Havia um historial de violência psicológica e física protagonizado por aqueles que com ele partilhavam o espaço escolar. Os amigos sabiam que o Leandro era a vítima e sabiam quem eram os agressores. A escola tinha obrigação de saber. Para mais, quando há outros casos que lhe terão sido reportados. Educar não é só debitar programas curriculares. É também proteger, cuidar. Defender.

Não conheci o Leandro nem conheço os seus colegas. Mas não julgo ser preciso. Esta triste história vai tendo, infelizmente, paralelo em várias escolas por esse país fora. Casos de alunos que sofrem pressões de tal forma insuportáveis que têm dificuldade em dormir, ganham aversão ao ensino, vivem aprisionados numa caverna de medos, são obrigados a entregar o dinheiro ou o telemóvel aos pilantras mais velhos, que atacam dentro e fora dos muros da escola, quase sempre em grupo, como as hienas. 

Mas o caso do Leandro, podendo não ser exclusivo, deve tornar-se exemplar. Os vários estudos e opiniões já formados sobre o "bullying" (anglicismo que designa este tipo de violência) encontram na história deste rapaz a dimensão humana de um fenómeno tratado quase exclusivamente na esfera académica.
Depois disto, as escolas, os professores, os responsáveis políticos da área, os encarregados de educação não podem continuar a passar ao lado das evidências. O "bullying" ganhou um rosto. As escolas deviam criar ou reforçar as condições (e não estou a referir-me ao gabinete) que permitam aos alunos que são vítimas denunciar, de uma forma discreta, as sevícias de que são alvo. Porque, na maior parte dos casos, trata-se de alunos que reprimem as frustrações, que nem mesmo em casa conseguem desabafar. 

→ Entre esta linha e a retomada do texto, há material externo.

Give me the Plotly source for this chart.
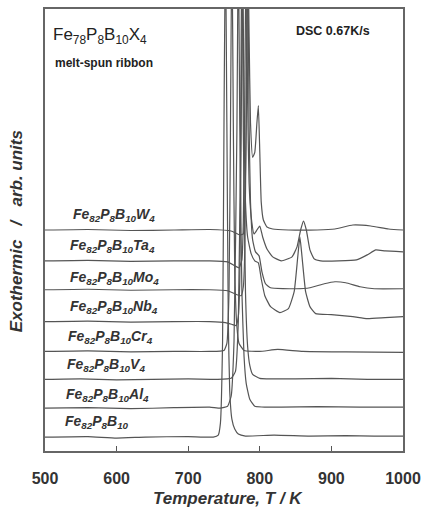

Mais: é imperioso que pais e educadores abandonem em definitivo a tese complacente e retrógrada que defende que este tipo de comportamentos faz parte do normal processo de crescimento de uma criança. Que levar uns amassos ajuda a criar defesas. Porque isso significa dizer que, no caso do Leandro e de outras potenciais vítimas, a culpa não é de ninguém. Pior: que a culpa é da sociedade. 

Esperemos, por isso, que o clássico inquérito já mandado instaurar pelo Ministério da Educação não vá pelo mesmo caminho. A culpa não pode ser da sociedade. A memória do Leandro não merece.